The varlena length field gives every variable-length value a 1GB ceiling per column per row. That's the hard limit. Anything larger has to live outside the database, typically in object storage, with the database keeping a reference. There is no setting that raises this limit.

The toast pointer itself is small (18 bytes) and adds almost nothing to the main tuple. So while a TOASTed row is logically huge, its footprint on the main heap page is tiny, which is the whole point. A row whose wide column was pushed out-of-line is around 60 bytes on the heap, the same density as any narrow table. The expense only materializes when you actually ask for the wide column.

Following a tuple through the toaster

Every wide tuple takes the same path, but exits at a different door. The diagram below traces it end to end: threshold check, compress EXTENDED, move EXTENDED/EXTERNAL out-of-line, compress MAIN, move MAIN out-of-line. Each step is followed by a size check that lets the tuple leave early.

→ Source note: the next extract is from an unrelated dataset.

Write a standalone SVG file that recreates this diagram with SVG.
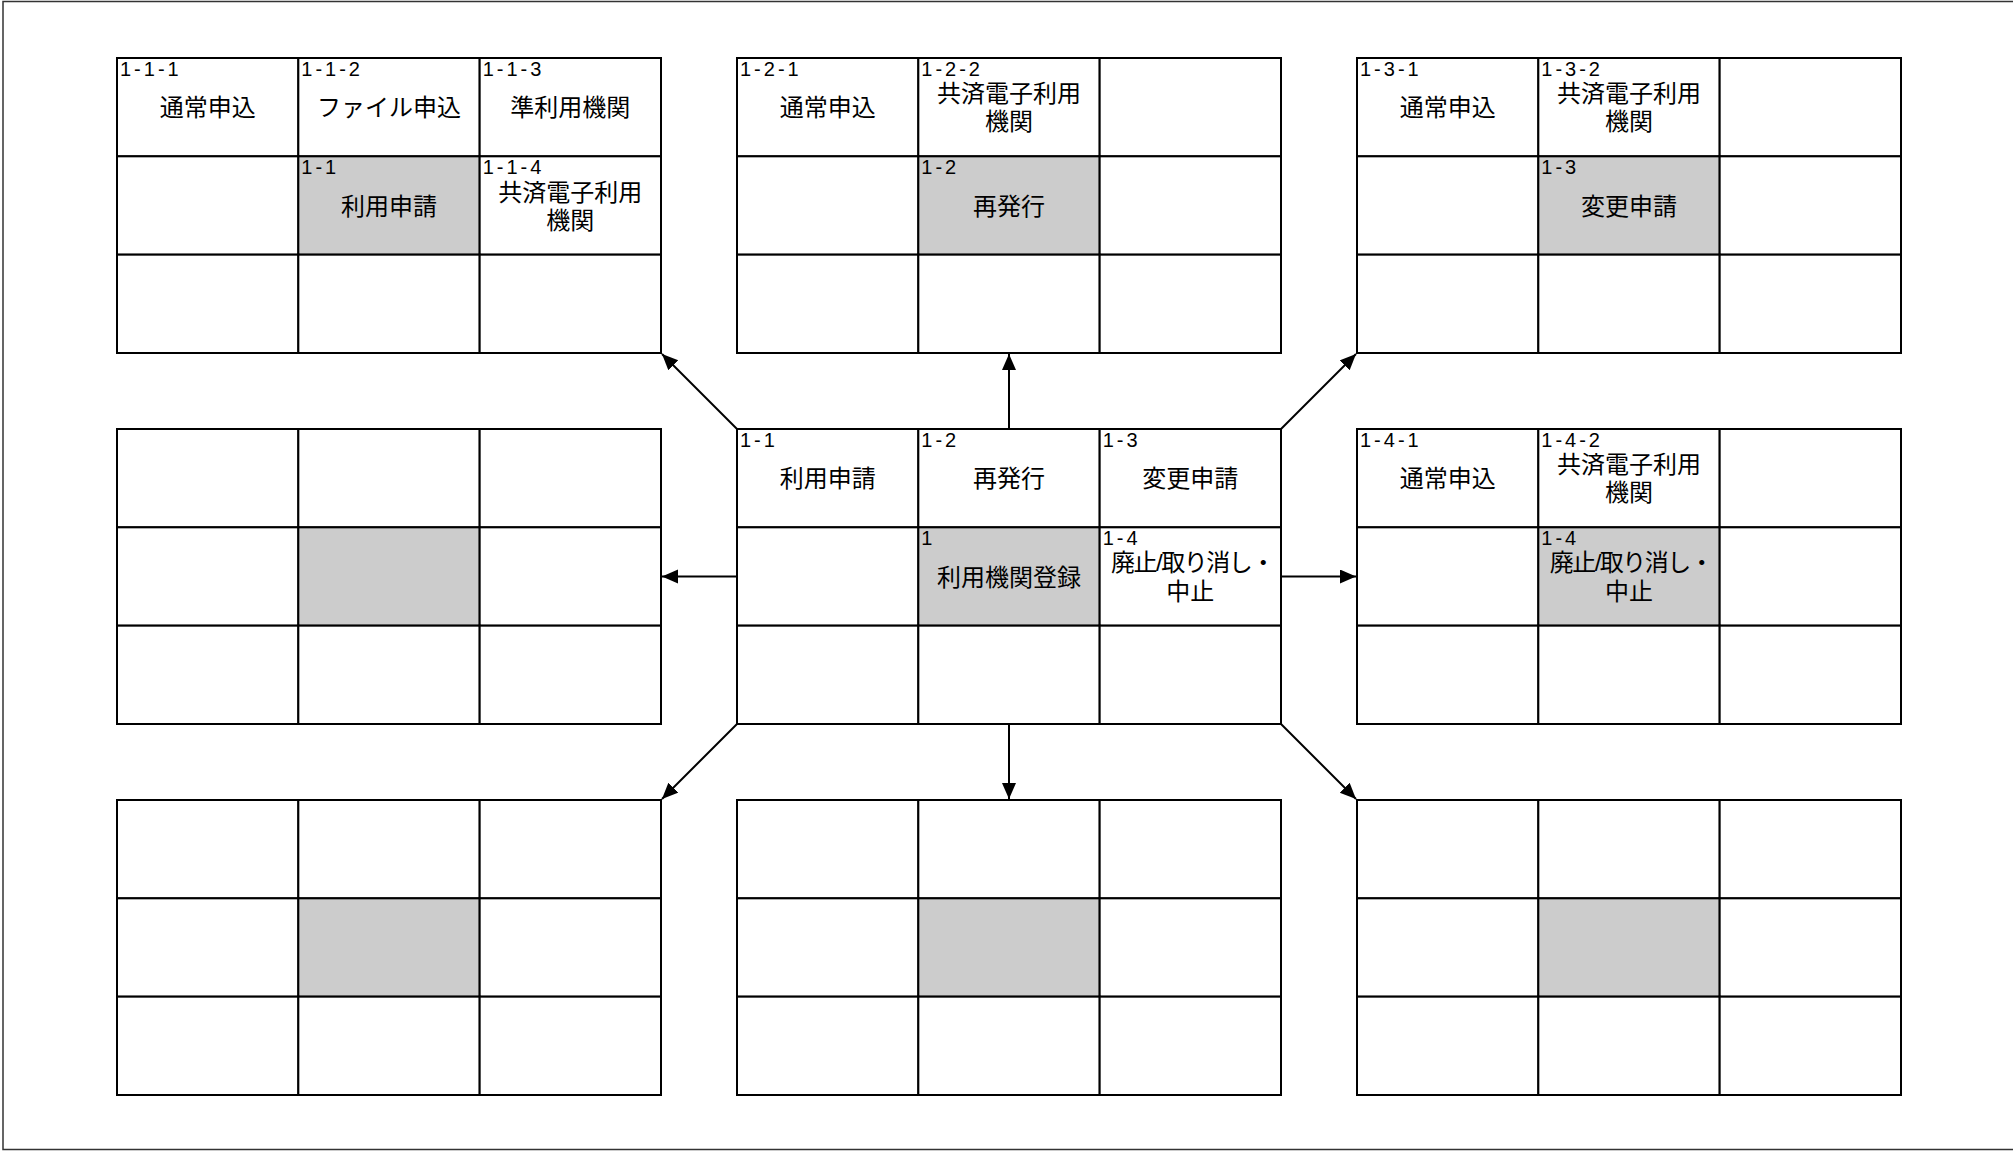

Our demo rows mapped neatly onto this flow. The medium value compressed under the target on the first step and never left the main heap. The large-random value failed the first size check, got pushed out-of-line by step two, and only the small TOAST pointer made it back to the heap page.

Keeping the page invariant safe

Whenever a heap tuple would exceed about 2KB, PostgreSQL shrinks it: first by compressing variable-length columns, then by relocating them, largest first, into the table's companion TOAST relation. The main-heap tuple is left holding a small TOAST pointer in place of the value. The out-of-line bytes live as (chunk_id, chunk_seq, chunk_data) rows, indexed for ordered reassembly. Reads transparently glue the chunks back together and decompress on the fly. The page-level invariants, so one tuple per page slot, indexes pointing at (page, lp), MVCC and HOT operating on heap tuples, they all hold, because as far as the page is concerned, every value is small. TOAST is the trick that makes "every tuple fits in one page" still true in a world of megabyte JSON documents.